• **Work to be completed**
Locate the lines where "this" occurs and copy them as they stand.
** start Information supplied **
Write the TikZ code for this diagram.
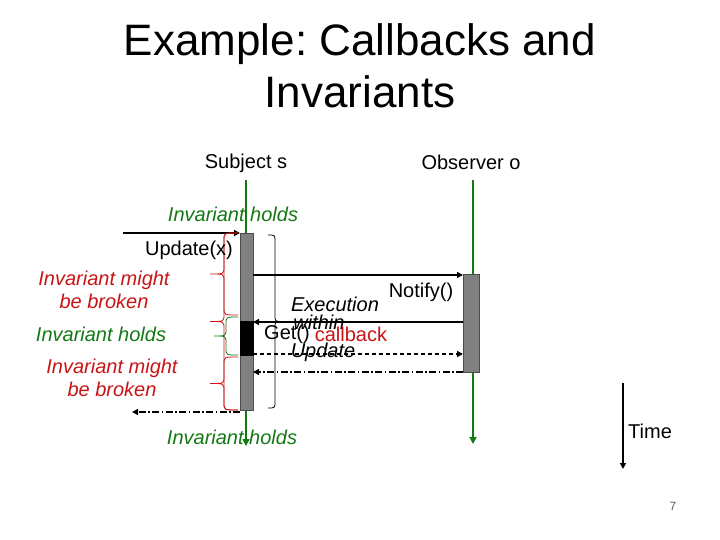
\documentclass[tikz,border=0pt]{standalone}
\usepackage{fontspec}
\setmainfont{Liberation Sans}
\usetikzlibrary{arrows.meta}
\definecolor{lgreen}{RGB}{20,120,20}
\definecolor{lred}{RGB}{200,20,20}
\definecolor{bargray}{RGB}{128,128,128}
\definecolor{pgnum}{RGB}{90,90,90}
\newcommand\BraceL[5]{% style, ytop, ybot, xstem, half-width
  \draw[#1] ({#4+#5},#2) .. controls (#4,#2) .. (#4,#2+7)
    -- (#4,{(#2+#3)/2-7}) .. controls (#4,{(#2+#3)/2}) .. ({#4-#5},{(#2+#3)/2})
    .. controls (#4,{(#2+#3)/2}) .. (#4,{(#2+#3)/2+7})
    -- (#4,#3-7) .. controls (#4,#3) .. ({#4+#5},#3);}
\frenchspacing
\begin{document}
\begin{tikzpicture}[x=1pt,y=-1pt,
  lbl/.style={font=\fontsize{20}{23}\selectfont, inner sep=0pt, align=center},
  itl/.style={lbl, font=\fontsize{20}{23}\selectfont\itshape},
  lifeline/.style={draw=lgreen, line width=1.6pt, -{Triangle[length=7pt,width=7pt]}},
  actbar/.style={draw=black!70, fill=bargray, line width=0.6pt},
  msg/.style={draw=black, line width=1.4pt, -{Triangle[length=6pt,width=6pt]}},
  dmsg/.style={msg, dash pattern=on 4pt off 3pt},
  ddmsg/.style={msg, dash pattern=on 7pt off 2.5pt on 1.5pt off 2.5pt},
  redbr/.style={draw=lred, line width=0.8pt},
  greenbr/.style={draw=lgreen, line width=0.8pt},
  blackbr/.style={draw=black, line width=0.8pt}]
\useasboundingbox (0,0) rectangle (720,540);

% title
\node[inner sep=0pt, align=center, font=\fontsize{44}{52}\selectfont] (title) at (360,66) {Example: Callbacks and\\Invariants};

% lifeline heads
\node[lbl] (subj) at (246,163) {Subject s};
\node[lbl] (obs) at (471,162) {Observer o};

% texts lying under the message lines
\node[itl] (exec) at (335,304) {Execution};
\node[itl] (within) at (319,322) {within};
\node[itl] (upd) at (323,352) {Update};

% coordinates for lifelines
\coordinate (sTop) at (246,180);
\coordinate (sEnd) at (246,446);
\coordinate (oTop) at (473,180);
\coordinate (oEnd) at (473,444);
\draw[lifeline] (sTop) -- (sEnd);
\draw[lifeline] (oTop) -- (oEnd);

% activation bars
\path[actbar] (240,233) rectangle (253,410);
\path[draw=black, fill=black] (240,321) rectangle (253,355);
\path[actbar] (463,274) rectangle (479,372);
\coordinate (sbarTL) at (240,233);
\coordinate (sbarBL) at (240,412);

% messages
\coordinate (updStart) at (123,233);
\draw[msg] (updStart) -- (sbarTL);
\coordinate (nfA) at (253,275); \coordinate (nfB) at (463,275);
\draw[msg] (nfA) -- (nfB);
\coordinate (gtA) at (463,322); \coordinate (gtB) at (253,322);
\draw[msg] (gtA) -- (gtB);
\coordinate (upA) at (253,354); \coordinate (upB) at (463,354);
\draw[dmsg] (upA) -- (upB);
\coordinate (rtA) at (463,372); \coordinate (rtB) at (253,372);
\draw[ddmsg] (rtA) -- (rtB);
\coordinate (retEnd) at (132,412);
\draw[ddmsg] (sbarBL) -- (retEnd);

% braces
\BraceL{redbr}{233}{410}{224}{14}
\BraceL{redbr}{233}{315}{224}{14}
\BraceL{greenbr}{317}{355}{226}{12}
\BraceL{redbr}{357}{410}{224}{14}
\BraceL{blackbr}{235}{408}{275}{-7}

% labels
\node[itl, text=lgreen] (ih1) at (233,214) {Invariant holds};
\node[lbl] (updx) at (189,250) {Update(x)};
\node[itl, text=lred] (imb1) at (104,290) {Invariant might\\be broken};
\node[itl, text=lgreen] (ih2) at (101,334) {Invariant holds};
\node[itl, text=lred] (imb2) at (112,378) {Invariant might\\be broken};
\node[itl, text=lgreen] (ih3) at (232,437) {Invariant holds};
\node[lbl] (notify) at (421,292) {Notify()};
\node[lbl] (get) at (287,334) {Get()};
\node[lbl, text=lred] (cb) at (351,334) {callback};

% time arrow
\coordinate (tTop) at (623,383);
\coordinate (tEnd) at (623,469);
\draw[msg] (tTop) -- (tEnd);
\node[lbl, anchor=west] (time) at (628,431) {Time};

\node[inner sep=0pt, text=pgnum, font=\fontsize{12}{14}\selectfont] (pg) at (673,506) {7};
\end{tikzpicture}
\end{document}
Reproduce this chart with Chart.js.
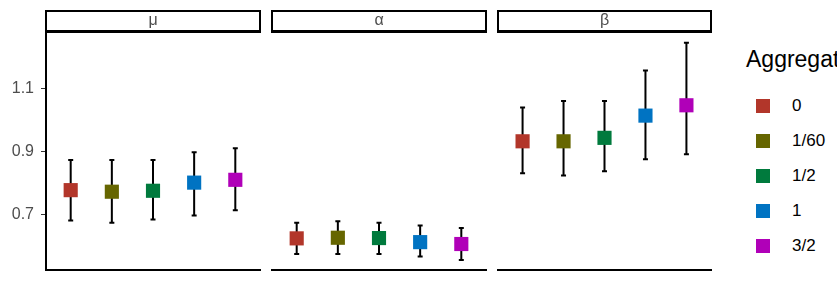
** end Information supplied **
• **Task answer**
Write the TikZ code for this diagram.
Reproduce this chart with Chart.js.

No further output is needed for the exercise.